Nazi Slur
March 11, 2008"If Mehdorn had held the same position in the Third Reich he would have arranged the deportation of Jews with great conviction," Michael Szentei-Heise, a Jewish community leader said at the opening of the Zug der Erinnerung, or Train of Commemoration, exhibition in Dusseldorf on Sunday, March 9.
The German state railway company responded with a statement Tuesday that it was considering legal action.
"The remarks are unforgivable and we will ask our lawyers to look into the matter," the statement said.

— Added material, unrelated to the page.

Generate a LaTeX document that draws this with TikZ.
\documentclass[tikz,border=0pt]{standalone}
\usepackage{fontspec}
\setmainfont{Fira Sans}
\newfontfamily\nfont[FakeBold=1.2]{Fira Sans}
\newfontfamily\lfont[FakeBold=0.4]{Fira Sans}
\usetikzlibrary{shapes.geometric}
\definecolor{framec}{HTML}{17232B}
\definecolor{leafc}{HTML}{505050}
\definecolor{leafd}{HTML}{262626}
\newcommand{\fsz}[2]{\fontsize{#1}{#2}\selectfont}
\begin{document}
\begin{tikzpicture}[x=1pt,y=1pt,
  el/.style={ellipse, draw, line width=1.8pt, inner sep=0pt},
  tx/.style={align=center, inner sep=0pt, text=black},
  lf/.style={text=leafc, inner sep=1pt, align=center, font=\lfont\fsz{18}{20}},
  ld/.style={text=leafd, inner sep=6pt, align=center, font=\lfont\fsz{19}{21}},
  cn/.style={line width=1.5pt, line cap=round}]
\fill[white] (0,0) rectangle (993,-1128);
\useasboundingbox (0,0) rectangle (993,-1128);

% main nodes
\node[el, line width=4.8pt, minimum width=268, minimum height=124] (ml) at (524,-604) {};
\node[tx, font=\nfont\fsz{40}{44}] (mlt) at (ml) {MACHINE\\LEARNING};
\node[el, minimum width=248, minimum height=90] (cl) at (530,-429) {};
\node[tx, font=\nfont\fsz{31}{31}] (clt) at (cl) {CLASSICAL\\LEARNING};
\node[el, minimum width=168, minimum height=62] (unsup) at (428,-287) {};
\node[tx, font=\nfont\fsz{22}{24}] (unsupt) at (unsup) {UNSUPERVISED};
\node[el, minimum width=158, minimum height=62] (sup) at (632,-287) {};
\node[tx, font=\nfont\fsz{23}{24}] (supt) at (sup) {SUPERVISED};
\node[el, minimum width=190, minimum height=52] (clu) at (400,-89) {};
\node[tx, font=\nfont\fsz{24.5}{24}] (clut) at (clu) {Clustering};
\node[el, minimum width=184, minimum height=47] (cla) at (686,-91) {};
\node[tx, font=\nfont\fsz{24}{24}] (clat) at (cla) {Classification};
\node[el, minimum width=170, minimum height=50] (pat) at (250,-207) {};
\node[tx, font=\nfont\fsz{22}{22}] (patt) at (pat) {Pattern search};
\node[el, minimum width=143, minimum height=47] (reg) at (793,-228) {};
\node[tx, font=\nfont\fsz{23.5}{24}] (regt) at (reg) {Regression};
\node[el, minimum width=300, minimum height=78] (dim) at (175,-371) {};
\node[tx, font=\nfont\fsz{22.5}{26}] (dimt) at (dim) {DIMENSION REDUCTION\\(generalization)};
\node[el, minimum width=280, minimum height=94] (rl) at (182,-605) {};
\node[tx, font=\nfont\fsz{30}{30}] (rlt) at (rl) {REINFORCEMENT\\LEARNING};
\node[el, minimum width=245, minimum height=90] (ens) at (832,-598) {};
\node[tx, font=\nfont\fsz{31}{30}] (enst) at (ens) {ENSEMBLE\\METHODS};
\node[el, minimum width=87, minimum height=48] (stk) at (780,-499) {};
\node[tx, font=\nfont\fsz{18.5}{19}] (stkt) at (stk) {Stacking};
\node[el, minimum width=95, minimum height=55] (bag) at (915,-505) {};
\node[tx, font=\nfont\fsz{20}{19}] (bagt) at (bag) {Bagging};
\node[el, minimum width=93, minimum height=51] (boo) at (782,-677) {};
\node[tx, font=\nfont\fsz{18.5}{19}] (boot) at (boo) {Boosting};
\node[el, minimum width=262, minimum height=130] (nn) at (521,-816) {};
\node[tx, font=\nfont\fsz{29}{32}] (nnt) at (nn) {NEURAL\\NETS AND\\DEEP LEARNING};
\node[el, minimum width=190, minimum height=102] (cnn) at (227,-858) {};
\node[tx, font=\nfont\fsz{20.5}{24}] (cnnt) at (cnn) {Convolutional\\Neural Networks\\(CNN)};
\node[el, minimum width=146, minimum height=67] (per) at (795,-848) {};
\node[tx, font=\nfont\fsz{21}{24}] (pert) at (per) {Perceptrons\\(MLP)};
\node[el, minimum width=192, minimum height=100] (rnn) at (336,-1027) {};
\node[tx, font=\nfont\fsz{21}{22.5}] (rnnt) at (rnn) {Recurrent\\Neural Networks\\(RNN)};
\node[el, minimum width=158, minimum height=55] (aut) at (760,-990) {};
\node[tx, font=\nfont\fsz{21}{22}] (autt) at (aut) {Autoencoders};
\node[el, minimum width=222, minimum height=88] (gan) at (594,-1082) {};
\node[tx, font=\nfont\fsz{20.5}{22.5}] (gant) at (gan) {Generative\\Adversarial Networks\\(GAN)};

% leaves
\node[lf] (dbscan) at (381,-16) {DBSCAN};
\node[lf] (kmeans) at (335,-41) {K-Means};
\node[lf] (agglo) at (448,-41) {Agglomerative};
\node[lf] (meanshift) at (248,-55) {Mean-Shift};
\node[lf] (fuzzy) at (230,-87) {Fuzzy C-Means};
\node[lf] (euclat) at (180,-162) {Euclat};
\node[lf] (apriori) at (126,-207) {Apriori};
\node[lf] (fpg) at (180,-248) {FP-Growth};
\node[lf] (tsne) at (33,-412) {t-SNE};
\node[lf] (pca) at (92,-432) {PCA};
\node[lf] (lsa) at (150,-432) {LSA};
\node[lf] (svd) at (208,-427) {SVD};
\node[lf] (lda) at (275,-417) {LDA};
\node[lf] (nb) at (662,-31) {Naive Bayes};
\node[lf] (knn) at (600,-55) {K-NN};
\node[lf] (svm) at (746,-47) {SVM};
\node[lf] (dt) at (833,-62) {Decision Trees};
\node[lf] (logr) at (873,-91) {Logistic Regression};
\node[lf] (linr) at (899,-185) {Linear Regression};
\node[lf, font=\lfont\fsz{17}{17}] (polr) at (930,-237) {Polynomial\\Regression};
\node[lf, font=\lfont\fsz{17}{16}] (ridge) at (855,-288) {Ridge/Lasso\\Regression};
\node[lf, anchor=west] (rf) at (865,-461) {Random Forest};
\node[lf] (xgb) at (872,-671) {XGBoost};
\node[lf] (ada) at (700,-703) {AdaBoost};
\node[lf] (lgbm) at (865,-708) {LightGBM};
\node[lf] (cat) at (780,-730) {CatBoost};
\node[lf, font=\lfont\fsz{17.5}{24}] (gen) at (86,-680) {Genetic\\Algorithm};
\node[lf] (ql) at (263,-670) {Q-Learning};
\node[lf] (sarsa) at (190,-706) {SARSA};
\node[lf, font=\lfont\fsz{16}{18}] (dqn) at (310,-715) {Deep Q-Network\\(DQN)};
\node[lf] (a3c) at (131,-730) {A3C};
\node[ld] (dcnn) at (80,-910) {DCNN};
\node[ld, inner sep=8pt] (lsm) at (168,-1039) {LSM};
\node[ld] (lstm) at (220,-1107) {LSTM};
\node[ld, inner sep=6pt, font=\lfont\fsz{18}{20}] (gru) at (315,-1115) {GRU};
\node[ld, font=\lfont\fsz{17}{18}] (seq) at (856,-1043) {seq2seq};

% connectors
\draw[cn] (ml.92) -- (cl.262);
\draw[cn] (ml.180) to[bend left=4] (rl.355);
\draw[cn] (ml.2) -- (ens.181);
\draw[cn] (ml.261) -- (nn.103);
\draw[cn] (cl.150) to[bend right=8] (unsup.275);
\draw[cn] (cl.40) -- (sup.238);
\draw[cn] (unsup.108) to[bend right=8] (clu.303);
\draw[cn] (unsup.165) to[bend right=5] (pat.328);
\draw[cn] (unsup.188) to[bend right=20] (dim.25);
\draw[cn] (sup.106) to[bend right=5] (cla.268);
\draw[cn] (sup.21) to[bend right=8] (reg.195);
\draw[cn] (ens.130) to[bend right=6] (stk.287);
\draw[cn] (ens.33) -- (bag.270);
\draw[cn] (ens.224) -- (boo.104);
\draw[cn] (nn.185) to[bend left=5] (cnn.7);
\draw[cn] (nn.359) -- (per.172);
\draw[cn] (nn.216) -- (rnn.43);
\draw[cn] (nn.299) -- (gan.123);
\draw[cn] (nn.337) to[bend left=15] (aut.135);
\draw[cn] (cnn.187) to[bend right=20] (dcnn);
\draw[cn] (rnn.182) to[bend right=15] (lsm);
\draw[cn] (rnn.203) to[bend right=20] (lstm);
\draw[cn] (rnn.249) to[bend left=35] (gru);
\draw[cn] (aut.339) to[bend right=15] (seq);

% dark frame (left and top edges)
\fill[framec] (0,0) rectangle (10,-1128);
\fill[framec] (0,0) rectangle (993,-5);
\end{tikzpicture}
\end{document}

Taxing the Train of Commemoration
The disagreement further escalated tension over transport fees that Deutsche Bahn is charging the Train of Commemoration exhibit, for the use of its rails and stations. Housed in a series of old railway cars, the traveling exhibit is set to visit 15 cities before arriving at Auschwitz in May.
Initially, Deutsche Bahn had refused to host the exhibition in its stations, saying that the difficult subject matter, which traces the plight of the 11,400 Jewish children who were deported from France to Auschwitz between 1942 and 1944, deserved more than the divided attention of hurried commuters.
After drawing sharp criticism for their stance, however, the rail company relented and instead had to charge the exhibition organizers fees that, according to Szentei-Heise, total of "a laughable 100,000 euros ($166,000)."
"Head of the new Reichsbahn"
"We have nothing against serious exhibitions," a spokesperson for Deutsche Bahn told the Rheinischer Post newspaper Tuesday. "But we are obligated by law to collect fees."
Referring to Mehdorn as the "Head of the new Reichsbahn," Szentei-Heise used rhetoric that harkens back to the Nazi era. The Reichsbahn, the wartime predecessor to Deutsche Bahn, received 25 Reichsmarks, or about 25 euros for each child it transported to the camp.
The Zug der Erinnerung leaves Dusseldorf for Cologne on March 13 and will stop in an additional 14 stations throughout Germany before closing at the Auschwitz Memorial in May.
Number of survivors falling
The debate continued on the same day German Foreign Minister Frank-Walter Steinmeier warned Tuesday against allowing memories of the Holocaust to fade as the number of survivors of one of the darkest periods in European history dwindles.
"The survivors are leaving us," he said at a ceremony marking the opening of the secretariat of the Task Force for International Cooperation on Holocaust Education, Remembrance and Research (ITF). The natural authority of their voices is fading.
"We have to make sure that the memory does not fade into the distance, become more abstract or disappears behind the veil of history," Steinmeier added.
The ITF was initiated by former Swedish Prime Minister Goran Persson in 1998 and formally established at a founding conference in Stockholm in 2000. It currently has 25 member states and consists of governmental and nongovernmental organizations.
Its aim is to preserve the memory of the Holocaust and promote Holocaust education and research as a means of countering anti-Semitic tendencies in society.